** start of EXTRACTED MATERIAL **

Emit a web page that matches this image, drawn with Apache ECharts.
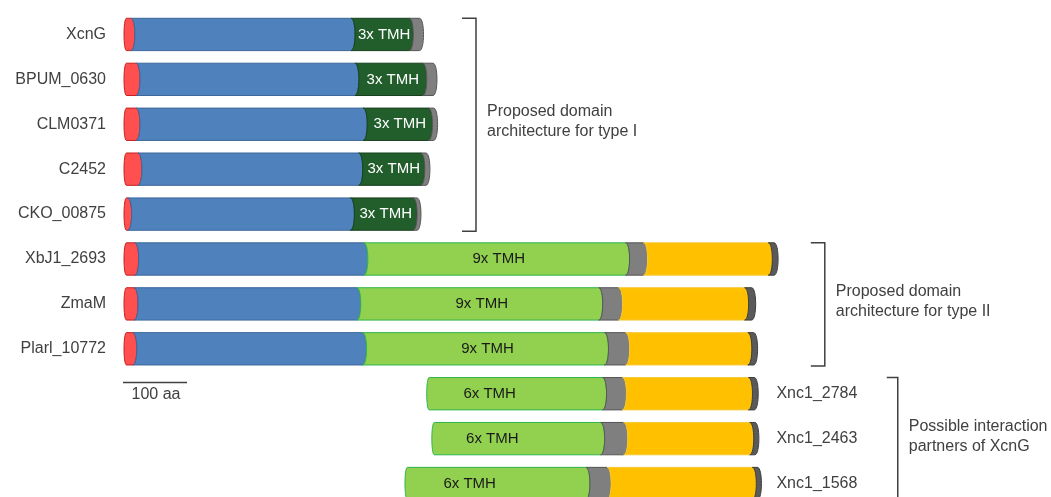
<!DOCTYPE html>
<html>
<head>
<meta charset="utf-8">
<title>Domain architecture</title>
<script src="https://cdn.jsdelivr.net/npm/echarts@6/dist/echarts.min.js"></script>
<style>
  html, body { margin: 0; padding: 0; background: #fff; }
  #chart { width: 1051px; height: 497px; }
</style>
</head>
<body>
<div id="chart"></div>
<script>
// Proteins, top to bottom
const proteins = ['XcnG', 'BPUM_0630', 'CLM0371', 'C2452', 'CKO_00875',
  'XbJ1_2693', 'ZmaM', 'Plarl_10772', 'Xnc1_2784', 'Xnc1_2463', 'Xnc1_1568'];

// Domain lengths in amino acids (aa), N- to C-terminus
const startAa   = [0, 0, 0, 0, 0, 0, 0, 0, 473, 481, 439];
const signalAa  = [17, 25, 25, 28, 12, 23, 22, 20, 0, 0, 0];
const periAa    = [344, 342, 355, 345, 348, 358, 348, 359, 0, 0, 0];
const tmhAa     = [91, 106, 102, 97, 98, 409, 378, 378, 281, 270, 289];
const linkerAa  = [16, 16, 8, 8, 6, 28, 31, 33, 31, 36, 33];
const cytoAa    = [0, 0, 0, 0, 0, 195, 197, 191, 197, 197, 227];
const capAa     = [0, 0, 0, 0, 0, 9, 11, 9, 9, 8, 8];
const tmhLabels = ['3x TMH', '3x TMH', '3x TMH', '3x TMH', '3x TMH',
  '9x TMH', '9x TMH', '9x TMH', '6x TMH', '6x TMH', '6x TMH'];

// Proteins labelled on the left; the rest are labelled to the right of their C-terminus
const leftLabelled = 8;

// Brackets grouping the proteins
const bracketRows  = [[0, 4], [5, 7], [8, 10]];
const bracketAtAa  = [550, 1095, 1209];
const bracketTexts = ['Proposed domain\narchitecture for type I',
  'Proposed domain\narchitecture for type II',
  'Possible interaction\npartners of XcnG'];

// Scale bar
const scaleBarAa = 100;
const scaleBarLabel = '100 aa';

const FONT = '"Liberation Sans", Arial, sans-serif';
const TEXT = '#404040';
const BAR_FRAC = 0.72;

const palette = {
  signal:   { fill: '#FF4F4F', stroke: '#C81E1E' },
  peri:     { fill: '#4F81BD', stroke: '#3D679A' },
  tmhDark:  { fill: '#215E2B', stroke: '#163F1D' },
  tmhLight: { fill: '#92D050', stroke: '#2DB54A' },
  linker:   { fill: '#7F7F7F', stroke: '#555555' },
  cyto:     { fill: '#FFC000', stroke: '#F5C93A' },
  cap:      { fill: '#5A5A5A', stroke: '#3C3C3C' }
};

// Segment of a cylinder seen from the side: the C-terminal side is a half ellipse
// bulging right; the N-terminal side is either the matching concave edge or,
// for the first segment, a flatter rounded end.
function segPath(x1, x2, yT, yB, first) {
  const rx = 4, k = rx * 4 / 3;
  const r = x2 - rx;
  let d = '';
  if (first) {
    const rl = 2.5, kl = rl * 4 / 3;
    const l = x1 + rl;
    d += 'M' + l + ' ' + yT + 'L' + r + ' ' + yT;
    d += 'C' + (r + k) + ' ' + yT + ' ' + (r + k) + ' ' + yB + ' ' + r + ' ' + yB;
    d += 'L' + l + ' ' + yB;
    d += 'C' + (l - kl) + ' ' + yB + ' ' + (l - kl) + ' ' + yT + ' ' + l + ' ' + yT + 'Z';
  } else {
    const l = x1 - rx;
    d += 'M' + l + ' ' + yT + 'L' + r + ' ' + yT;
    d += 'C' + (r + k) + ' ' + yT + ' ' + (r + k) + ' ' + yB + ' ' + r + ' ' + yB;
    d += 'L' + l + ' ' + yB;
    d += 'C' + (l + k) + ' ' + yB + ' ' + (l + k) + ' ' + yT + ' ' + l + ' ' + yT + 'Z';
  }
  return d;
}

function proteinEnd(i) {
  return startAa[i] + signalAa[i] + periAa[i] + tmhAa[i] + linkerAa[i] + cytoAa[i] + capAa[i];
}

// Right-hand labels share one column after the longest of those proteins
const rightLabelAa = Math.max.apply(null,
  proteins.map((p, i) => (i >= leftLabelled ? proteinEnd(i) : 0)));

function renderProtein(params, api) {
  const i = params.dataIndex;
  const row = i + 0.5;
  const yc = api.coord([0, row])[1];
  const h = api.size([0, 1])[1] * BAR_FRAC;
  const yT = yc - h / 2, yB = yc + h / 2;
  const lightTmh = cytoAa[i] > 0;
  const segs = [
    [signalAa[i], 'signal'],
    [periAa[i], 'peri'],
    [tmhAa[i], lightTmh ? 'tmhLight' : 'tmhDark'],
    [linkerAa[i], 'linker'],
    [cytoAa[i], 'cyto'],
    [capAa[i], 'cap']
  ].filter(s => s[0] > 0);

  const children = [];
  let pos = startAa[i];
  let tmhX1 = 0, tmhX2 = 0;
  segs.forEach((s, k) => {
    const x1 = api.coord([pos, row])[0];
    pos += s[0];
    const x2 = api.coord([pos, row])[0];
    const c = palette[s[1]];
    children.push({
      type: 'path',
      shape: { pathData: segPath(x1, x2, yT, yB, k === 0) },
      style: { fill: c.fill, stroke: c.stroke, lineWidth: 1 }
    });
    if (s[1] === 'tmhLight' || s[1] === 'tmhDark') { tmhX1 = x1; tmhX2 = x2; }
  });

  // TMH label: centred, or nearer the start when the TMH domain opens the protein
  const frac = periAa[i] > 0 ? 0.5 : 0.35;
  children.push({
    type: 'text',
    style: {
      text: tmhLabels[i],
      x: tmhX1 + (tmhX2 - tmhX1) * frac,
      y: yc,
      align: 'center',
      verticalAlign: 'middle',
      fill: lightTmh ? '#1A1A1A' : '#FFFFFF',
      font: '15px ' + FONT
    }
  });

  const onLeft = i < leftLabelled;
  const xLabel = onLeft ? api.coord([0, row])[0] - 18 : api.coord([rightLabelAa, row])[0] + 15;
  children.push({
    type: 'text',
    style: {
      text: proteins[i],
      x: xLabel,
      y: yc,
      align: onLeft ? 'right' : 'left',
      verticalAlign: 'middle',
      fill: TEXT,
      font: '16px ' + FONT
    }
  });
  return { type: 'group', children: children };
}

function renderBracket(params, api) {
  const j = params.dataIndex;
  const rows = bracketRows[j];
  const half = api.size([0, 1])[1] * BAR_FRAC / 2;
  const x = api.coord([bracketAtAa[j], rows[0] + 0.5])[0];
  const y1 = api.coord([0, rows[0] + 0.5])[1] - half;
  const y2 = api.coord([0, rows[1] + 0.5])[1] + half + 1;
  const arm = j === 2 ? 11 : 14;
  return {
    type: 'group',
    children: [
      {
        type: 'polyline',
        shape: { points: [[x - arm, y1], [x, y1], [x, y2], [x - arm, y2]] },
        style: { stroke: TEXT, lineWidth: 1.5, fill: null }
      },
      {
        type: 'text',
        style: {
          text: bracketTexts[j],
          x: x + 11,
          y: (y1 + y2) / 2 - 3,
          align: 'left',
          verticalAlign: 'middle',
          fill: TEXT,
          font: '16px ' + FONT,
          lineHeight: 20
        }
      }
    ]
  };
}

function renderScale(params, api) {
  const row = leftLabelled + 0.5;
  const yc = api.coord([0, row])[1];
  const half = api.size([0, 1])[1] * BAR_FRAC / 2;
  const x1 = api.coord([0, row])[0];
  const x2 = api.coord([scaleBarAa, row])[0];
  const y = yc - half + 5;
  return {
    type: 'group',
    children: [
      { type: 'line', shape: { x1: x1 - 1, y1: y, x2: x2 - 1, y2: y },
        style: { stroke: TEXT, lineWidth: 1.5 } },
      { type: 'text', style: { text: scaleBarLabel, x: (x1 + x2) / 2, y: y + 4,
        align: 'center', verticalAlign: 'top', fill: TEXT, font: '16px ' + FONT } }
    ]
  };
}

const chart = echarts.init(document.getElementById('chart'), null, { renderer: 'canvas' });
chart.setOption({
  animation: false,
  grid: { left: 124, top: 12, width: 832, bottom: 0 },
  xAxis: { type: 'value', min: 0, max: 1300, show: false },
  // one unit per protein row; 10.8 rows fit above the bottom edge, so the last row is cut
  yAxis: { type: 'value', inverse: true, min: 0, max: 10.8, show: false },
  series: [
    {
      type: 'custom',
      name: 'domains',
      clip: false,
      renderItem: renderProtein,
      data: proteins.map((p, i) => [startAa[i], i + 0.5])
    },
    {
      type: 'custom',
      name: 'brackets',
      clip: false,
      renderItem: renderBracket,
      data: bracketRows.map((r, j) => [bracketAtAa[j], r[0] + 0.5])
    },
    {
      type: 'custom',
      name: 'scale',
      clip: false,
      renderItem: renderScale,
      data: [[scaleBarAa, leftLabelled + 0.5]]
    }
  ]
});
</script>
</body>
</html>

** end of EXTRACTED MATERIAL **
** start of EXTRACTED MATERIAL **

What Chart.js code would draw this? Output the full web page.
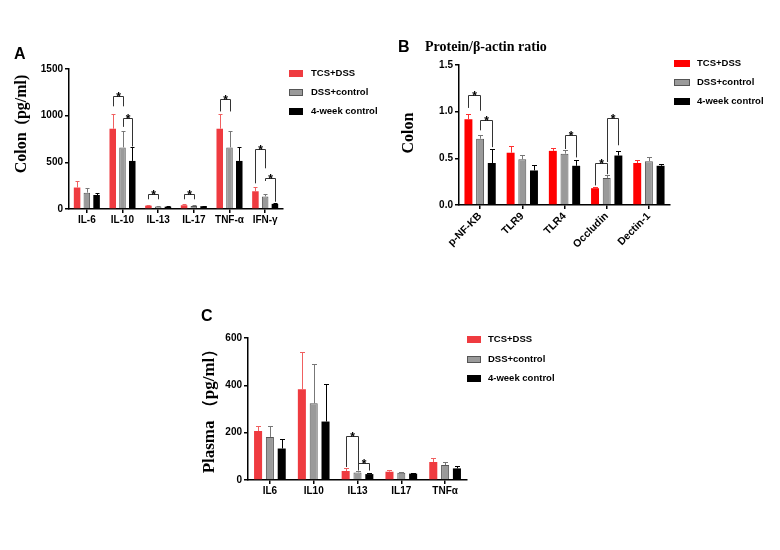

** end of EXTRACTED MATERIAL **
** start of EXTRACTED MATERIAL **

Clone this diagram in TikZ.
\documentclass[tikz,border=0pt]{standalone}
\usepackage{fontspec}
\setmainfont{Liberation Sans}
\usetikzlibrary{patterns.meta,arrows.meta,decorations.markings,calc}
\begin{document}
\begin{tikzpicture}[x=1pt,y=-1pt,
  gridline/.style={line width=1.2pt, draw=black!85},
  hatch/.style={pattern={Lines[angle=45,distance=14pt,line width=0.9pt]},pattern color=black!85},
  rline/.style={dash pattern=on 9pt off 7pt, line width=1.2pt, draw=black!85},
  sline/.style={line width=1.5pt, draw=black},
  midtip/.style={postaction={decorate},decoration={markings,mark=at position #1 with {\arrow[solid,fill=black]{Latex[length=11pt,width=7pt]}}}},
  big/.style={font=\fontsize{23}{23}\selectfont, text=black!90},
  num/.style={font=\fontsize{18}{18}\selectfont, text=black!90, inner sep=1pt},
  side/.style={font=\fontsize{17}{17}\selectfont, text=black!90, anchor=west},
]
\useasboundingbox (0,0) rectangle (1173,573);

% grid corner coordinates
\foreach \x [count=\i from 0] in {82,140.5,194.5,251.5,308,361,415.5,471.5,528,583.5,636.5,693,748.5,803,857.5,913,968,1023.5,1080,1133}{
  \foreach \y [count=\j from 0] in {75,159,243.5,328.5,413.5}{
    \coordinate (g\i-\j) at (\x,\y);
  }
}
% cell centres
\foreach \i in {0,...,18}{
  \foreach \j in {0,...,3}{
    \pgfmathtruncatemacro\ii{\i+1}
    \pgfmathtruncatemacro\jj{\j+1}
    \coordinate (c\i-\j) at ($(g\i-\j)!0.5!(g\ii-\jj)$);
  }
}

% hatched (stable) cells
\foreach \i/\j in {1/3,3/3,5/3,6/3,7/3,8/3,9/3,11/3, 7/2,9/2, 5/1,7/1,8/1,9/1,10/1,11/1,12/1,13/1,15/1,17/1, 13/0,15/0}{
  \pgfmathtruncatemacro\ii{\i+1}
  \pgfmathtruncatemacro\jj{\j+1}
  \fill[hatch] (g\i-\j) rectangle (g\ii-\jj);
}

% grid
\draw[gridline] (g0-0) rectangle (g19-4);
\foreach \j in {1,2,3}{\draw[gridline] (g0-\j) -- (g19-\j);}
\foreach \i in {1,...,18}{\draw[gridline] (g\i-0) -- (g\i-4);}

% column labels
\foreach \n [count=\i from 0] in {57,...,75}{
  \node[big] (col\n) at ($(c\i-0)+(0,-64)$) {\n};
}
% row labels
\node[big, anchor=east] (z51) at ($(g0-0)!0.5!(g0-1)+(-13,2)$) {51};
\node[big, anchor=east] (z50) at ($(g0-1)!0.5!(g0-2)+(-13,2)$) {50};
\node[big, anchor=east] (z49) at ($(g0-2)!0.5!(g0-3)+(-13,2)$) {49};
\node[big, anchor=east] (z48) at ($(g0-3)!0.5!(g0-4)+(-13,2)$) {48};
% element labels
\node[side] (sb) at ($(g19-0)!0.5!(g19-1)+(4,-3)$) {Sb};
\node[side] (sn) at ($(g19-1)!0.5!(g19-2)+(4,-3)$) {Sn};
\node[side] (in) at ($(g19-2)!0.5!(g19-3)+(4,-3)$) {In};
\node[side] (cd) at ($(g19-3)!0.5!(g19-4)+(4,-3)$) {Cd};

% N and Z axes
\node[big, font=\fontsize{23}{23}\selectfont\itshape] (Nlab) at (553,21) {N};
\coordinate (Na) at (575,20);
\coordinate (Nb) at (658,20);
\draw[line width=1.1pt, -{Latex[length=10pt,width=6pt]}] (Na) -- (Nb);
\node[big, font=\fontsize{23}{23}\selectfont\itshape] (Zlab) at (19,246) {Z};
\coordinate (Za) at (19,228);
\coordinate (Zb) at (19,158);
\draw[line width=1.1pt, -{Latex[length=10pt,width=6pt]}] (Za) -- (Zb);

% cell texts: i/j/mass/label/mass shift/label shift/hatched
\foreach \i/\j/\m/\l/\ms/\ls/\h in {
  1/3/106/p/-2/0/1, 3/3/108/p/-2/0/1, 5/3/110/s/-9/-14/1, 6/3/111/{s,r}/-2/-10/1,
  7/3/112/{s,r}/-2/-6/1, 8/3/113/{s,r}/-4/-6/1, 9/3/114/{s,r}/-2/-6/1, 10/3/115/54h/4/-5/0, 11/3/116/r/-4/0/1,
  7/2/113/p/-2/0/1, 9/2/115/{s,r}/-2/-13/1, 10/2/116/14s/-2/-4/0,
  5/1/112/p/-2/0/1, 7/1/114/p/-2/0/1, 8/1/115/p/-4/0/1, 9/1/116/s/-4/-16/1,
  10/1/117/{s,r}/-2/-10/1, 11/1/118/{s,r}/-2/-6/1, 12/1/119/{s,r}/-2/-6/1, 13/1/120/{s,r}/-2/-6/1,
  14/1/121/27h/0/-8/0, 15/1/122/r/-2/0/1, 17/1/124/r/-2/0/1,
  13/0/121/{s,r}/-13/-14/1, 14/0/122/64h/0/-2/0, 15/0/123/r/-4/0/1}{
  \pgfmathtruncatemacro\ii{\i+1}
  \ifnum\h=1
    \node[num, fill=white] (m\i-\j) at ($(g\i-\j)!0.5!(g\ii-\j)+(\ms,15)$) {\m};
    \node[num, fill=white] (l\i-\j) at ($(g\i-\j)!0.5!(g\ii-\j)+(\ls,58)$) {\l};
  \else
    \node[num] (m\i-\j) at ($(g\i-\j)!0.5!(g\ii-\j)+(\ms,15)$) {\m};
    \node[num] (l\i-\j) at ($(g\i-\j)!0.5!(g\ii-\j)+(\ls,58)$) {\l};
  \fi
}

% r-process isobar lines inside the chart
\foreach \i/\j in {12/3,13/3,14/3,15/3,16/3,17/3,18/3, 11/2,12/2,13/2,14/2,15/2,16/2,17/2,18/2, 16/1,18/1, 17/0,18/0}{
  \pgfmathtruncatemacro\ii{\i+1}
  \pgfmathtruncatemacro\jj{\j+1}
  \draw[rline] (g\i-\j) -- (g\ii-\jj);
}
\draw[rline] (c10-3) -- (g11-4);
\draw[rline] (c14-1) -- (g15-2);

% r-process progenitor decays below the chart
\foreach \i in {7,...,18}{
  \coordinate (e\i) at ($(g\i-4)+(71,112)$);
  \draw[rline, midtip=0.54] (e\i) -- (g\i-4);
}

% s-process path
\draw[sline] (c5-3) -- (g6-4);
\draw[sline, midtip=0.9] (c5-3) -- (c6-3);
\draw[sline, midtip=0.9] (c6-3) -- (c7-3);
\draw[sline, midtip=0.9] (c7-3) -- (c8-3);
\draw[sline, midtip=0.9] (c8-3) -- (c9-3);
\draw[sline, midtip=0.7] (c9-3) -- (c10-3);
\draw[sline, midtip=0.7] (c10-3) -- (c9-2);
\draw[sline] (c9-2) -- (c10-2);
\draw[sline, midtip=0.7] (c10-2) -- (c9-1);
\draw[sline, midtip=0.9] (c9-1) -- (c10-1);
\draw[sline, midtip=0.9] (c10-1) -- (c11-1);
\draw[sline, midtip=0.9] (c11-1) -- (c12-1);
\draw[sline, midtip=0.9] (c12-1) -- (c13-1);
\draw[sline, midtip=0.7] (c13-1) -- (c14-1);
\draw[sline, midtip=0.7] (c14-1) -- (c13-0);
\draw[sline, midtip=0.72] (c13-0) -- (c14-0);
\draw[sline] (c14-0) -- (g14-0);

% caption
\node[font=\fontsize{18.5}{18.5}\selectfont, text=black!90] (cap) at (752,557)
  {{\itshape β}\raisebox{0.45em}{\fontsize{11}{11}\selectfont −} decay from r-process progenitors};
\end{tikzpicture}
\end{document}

** end of EXTRACTED MATERIAL **

_GIVEN EXERCISE_.
Retype, exactly and in full, the lines above from the one containing "Clone this diagram in TikZ." through the one containing "(0,0) rectangle (1173,573);".

_RESULT OF THE EXERCISE_.
Clone this diagram in TikZ.
\documentclass[tikz,border=0pt]{standalone}
\usepackage{fontspec}
\setmainfont{Liberation Sans}
\usetikzlibrary{patterns.meta,arrows.meta,decorations.markings,calc}
\begin{document}
\begin{tikzpicture}[x=1pt,y=-1pt,
  gridline/.style={line width=1.2pt, draw=black!85},
  hatch/.style={pattern={Lines[angle=45,distance=14pt,line width=0.9pt]},pattern color=black!85},
  rline/.style={dash pattern=on 9pt off 7pt, line width=1.2pt, draw=black!85},
  sline/.style={line width=1.5pt, draw=black},
  midtip/.style={postaction={decorate},decoration={markings,mark=at position #1 with {\arrow[solid,fill=black]{Latex[length=11pt,width=7pt]}}}},
  big/.style={font=\fontsize{23}{23}\selectfont, text=black!90},
  num/.style={font=\fontsize{18}{18}\selectfont, text=black!90, inner sep=1pt},
  side/.style={font=\fontsize{17}{17}\selectfont, text=black!90, anchor=west},
]
\useasboundingbox (0,0) rectangle (1173,573);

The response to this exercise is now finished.